Nel provvedimento di fermo di 11 persone – tra cui Fausto Seidita, considerato il reggente del mandamento della Noce – sono ricostruite estorsioni e tentate estorsioni ai danni di imprenditori e di commercianti. Le ditte edili rappresentano le predilette dagli uomini dell’organizzazione mafiosa. Cosimo Semprecondio, Calogero Cusimano e Salvatore Peritore, tutti e tre fermati nella notte dalla squadra mobile, il 15 marzo 2024 si sono recati dall’amministratore di una società che stava realizzando lavori in viale Lazio per ricevere mille euro per i carcerati in occasione della Pasqua.

Come ricostruito dagli agenti della Mobile, il 9 marzo del 2023 Paolo Bono e Carlo Castagna si presentarono per chiedere il pagamento del pizzo a due commercianti che avevano aperto un esercizio commerciale per bambini. Il 25 novembre dello stesso anno, in prossimità del Natale, arrivò la richiesta di pizzo. A un imprenditore, il 12 marzo 2024, vennero chiesti 15 mila euro per la messa a posto. Pizzo imposto anche al titolare di una gastronomia e a un imprenditore che gestisce attività di parcheggio e autorimesse.

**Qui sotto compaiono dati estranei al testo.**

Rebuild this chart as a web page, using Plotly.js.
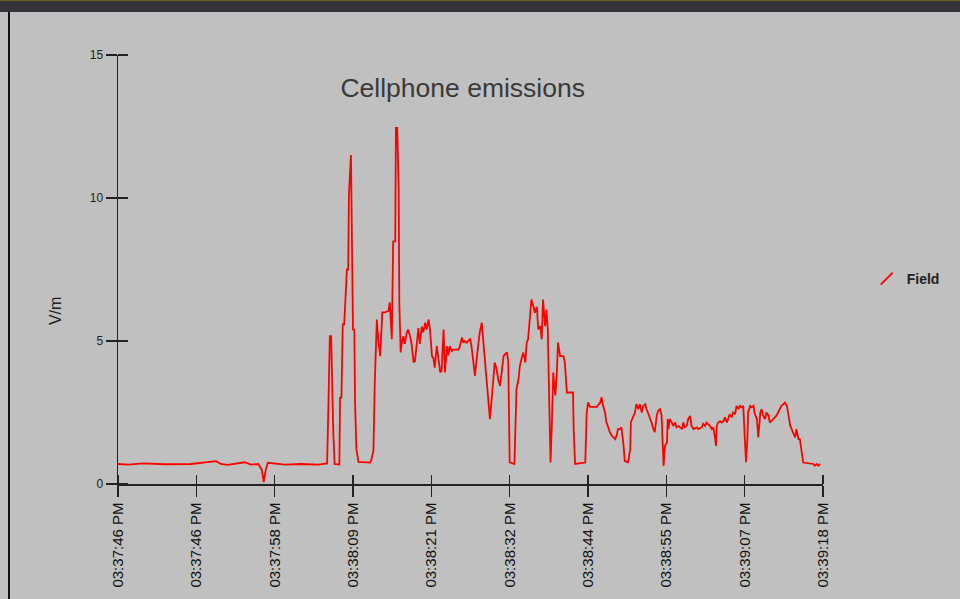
<!DOCTYPE html>
<html>
<head>
<meta charset="utf-8">
<script src="https://cdn.plot.ly/plotly-3.0.1.min.js"></script>
<style>
  html, body { margin: 0; padding: 0; background: #c0c0c0; width: 960px; height: 599px; overflow: hidden; }
  #chart { position: absolute; left: 0; top: 0; width: 960px; height: 599px; }
  #topbar { position: absolute; left: 0; top: 0; width: 960px; height: 11px; background: #343338; border-top: 1px solid #6b5a1a; z-index: 5; }
  #leftbar { position: absolute; left: 8px; top: 12px; width: 2px; height: 587px; background: #111; z-index: 5; }
</style>
</head>
<body>
<div id="topbar"></div>
<div id="leftbar"></div>
<div id="chart"></div>
<script>
// Elapsed time (s) since the first sample and field strength (V/m)
const timeSec = [
  0.0, 1.5, 3.7, 6.9, 10.7, 14.4, 15.1, 16.1, 18.6, 19.5, 20.6, 21.1, 21.4, 21.7, 22.0, 24.5, 26.9, 29.4, 30.7,
  30.8, 30.9, 31.1, 31.3, 31.4, 31.5, 31.6, 31.8, 32.5, 32.6, 32.8, 33.0, 33.2, 33.3, 33.6, 33.8, 33.9, 34.2,
  34.3, 34.5, 34.7, 34.8, 35.0, 35.3, 37.0, 37.2, 37.5, 37.7, 38.0, 38.2, 38.5, 38.6, 38.8, 39.2, 39.7, 39.9,
  40.2, 40.4, 40.7, 40.8, 41.0, 41.2, 41.3, 41.5, 41.7, 41.9, 42.1, 42.4, 42.6, 42.9, 43.1, 43.4, 43.6, 43.9,
  44.1, 44.3, 44.6, 44.8, 45.1, 45.3, 45.6, 45.8, 46.1, 46.3, 46.5, 46.8, 47.0, 47.3, 47.5, 47.8, 48.0, 48.3,
  48.5, 48.7, 49.0, 49.2, 50.0, 50.2, 50.5, 50.7, 50.9, 51.2, 51.4, 51.7, 51.9, 52.2, 52.4, 52.7, 52.9, 53.1,
  53.4, 53.6, 53.9, 54.1, 54.4, 54.6, 54.9, 55.1, 55.3, 55.6, 55.8, 56.1, 56.3, 56.6, 56.8, 57.1, 57.3, 57.4,
  57.5, 58.2, 58.3, 58.5, 58.8, 59.0, 59.3, 59.5, 59.8, 60.0, 60.2, 60.5, 60.7, 61.0, 61.2, 61.5, 61.7, 62.0,
  62.2, 62.4, 62.7, 62.9, 63.1, 63.3, 63.5, 63.7, 63.9, 64.2, 64.4, 64.6, 64.9, 65.4, 65.6, 65.9, 66.8, 66.9,
  67.1, 68.6, 68.7, 68.8, 69.0, 69.3, 70.3, 70.8, 71.0, 71.2, 71.5, 71.7, 72.0, 72.2, 72.5, 73.0, 73.2, 73.4,
  73.7, 73.9, 74.2, 74.4, 74.9, 75.2, 75.3, 75.7, 75.9, 76.1, 76.4, 76.6, 76.9, 77.1, 77.4, 77.6, 77.9, 78.1,
  78.4, 78.6, 78.8, 79.1, 79.3, 79.6, 79.8, 80.1, 80.3, 80.6, 80.7, 80.8, 81.0, 81.3, 81.5, 81.8, 82.0, 82.3,
  82.5, 82.8, 83.0, 83.2, 83.5, 83.7, 84.0, 84.2, 84.5, 85.0, 85.2, 85.7, 85.9, 86.2, 86.4, 86.9, 87.2, 87.4,
  87.6, 87.8, 87.9, 88.1, 88.4, 88.6, 88.9, 89.1, 89.4, 89.6, 89.8, 90.1, 90.3, 90.6, 90.8, 91.1, 91.3, 91.6,
  91.8, 92.0, 92.2, 92.4, 92.5, 92.8, 93.0, 93.3, 93.5, 93.8, 94.0, 94.3, 94.5, 94.7, 95.0, 95.2, 95.5, 95.7,
  96.2, 96.5, 96.7, 96.9, 97.2, 97.4, 97.7, 97.9, 98.2, 98.4, 98.7, 98.9, 99.1, 99.4, 99.6, 99.9, 100.1, 100.4,
  100.6, 102.1, 102.3, 102.6, 102.8, 103.1
];
const fieldVm = [
  0.70, 0.68, 0.72, 0.69, 0.70, 0.80, 0.70, 0.67, 0.76, 0.68, 0.70, 0.50, 0.07, 0.50, 0.74, 0.68, 0.70, 0.68, 0.72,
  2.85, 2.85, 5.17, 5.17, 4.00, 1.85, 1.85, 0.70, 0.68, 3.03, 3.00, 5.58, 5.58, 6.00, 7.50, 7.50, 10.10, 11.50,
  9.07, 5.40, 5.40, 2.86, 1.22, 0.77, 0.75, 0.85, 1.16, 3.56, 5.75, 5.06, 4.47, 5.00, 6.00, 6.00, 6.05, 6.35,
  5.06, 8.48, 8.48, 12.45, 12.45, 10.36, 6.35, 4.60, 5.00, 5.17, 4.90, 5.30, 5.40, 5.15, 4.90, 4.25, 4.30, 5.00,
  5.45, 4.90, 5.50, 5.30, 5.64, 5.40, 5.75, 5.40, 4.47, 4.40, 4.07, 4.82, 4.40, 3.90, 3.95, 5.40, 3.90, 4.82,
  4.50, 4.82, 4.65, 4.70, 4.70, 4.82, 5.12, 4.94, 5.00, 4.94, 5.00, 5.06, 4.82, 4.13, 3.78, 4.47, 4.88, 5.29,
  5.64, 5.06, 4.36, 3.90, 2.85, 2.27, 3.08, 3.78, 4.25, 4.00, 3.67, 3.43, 3.90, 4.47, 4.53, 4.60, 4.25, 2.73,
  0.76, 0.70, 1.68, 3.31, 3.67, 4.13, 4.43, 4.60, 4.25, 4.95, 5.06, 5.75, 6.45, 6.20, 5.99, 6.20, 5.40, 5.52,
  5.06, 6.45, 5.52, 6.10, 5.40, 2.96, 0.75, 2.16, 3.90, 3.10, 3.78, 4.95, 4.47, 4.47, 4.25, 3.20, 3.20, 1.90,
  0.70, 0.75, 1.50, 2.45, 2.85, 2.70, 2.70, 2.85, 3.03, 2.75, 2.50, 2.16, 1.97, 1.81, 1.69, 1.57, 1.69, 1.92,
  1.92, 1.98, 1.40, 0.80, 0.76, 1.22, 2.16, 2.40, 2.50, 2.79, 2.62, 2.79, 2.50, 2.73, 2.79, 2.62, 2.44, 2.27,
  2.10, 1.92, 1.81, 2.40, 2.56, 2.62, 2.40, 0.63, 1.33, 1.45, 2.27, 1.92, 2.27, 2.15, 2.03, 2.15, 1.98, 2.03,
  1.98, 1.92, 2.15, 1.98, 2.03, 2.27, 2.38, 2.03, 1.92, 1.98, 1.92, 1.98, 2.10, 2.03, 2.15, 2.03, 1.92, 1.98,
  1.68, 1.33, 2.03, 2.15, 2.20, 2.15, 2.20, 2.33, 2.15, 2.33, 2.44, 2.33, 2.50, 2.44, 2.73, 2.62, 2.73, 2.68,
  2.73, 1.69, 0.76, 1.57, 2.50, 2.73, 2.68, 2.73, 2.44, 2.27, 1.63, 2.50, 2.62, 2.40, 2.27, 2.50, 2.40, 2.15,
  2.27, 2.33, 2.40, 2.50, 2.62, 2.73, 2.79, 2.85, 2.73, 2.40, 2.03, 1.92, 1.81, 1.63, 1.92, 1.57, 1.57, 1.16,
  0.75, 0.70, 0.64, 0.70, 0.64, 0.70
];
const tickSec = [0, 11.5, 23, 34.5, 46, 57.5, 69, 80.5, 92, 103.5];
const tickLabels = ["03:37:46 PM", "03:37:46 PM", "03:37:58 PM", "03:38:09 PM", "03:38:21 PM",
                    "03:38:32 PM", "03:38:44 PM", "03:38:55 PM", "03:39:07 PM", "03:39:18 PM"];
const yTicks = [0, 5, 10, 15];
const seriesName = "Field";

const axisColor = "#222222";
const font = "Liberation Sans, Arial, sans-serif";

const traces = [
  {
    x: timeSec, y: fieldVm, type: "scatter", mode: "lines",
    line: { color: "#ff0000", width: 1.8 },
    showlegend: false, hoverinfo: "x+y"
  },
  {
    x: [null], y: [null], type: "scatter", mode: "markers", name: seriesName,
    marker: { symbol: "line-ne", size: 12, color: "#ff0000", line: { color: "#ff0000", width: 1.8 } },
    showlegend: true
  }
];

const layout = {
  width: 960, height: 599,
  margin: { l: 118, r: 137, t: 55, b: 115 },
  paper_bgcolor: "rgba(0,0,0,0)",
  plot_bgcolor: "rgba(0,0,0,0)",
  font: { family: font, color: "#222" },
  title: {
    text: "Cellphone emissions",
    font: { family: font, size: 26.5, color: "#3a3a3a" },
    xref: "paper", x: 0.489, xanchor: "center",
    yref: "container", y: 0.853, yanchor: "middle"
  },
  xaxis: {
    range: [0, 103.5], tickmode: "array", tickvals: tickSec, ticktext: tickLabels,
    tickangle: -90, ticks: "outside", ticklen: 11, tickwidth: 1.5, tickcolor: axisColor,
    minor: { ticks: "inside", tickmode: "linear", tick0: 0.001, dtick: 11.5, ticklen: 9,
             tickwidth: 1.5, tickcolor: axisColor, showgrid: false },
    showline: true, linecolor: axisColor, linewidth: 1.5, showgrid: false, zeroline: false,
    tickfont: { family: font, size: 15, color: "#111" }, fixedrange: true
  },
  yaxis: {
    range: [0, 15], tickmode: "array", tickvals: yTicks,
    ticks: "outside", ticklen: 11, tickwidth: 1.5, tickcolor: axisColor,
    minor: { ticks: "inside", tickmode: "linear", tick0: 0.0001, dtick: 5, ticklen: 10,
             tickwidth: 1.5, tickcolor: axisColor, showgrid: false },
    showline: true, linecolor: axisColor, linewidth: 1.5, showgrid: false, zeroline: false,
    tickfont: { family: font, size: 12, color: "#222" }, fixedrange: true
  },
  legend: {
    x: 1.062, xanchor: "left", y: 0.478, yanchor: "middle",
    bgcolor: "rgba(0,0,0,0)", borderwidth: 0,
    font: { family: font, size: 14, color: "#222", weight: "bold" }
  },
  annotations: [
    {
      text: "V/m", xref: "paper", yref: "paper", x: -0.0894, y: 0.403,
      xanchor: "center", yanchor: "middle", textangle: -90, showarrow: false,
      font: { family: font, size: 16, color: "#222" }
    }
  ]
};

Plotly.newPlot("chart", traces, layout, { displayModeBar: false, staticPlot: true });
</script>
</body>
</html>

Il titolare della gastronomia si era proposto come intermediario per la distribuzione dei pos. Un affronto per Girolamo Quartararo, tra i fermati di oggi. «Tu venditi le panelle», disse al commerciante; «Il mestiere di vendere i pos e aprire i conti lo devo fare io», raccontò Quartararo intercettato con Bono. «Questo sai di cosa ha bisogno? Di due pugni in bocca. C’è da farlo piangere». Alla fine, secondo quanto ricostruito dalla polizia, con l’intervento di Benedetto Di Cara il ristoratore avrebbe pagato il pizzo.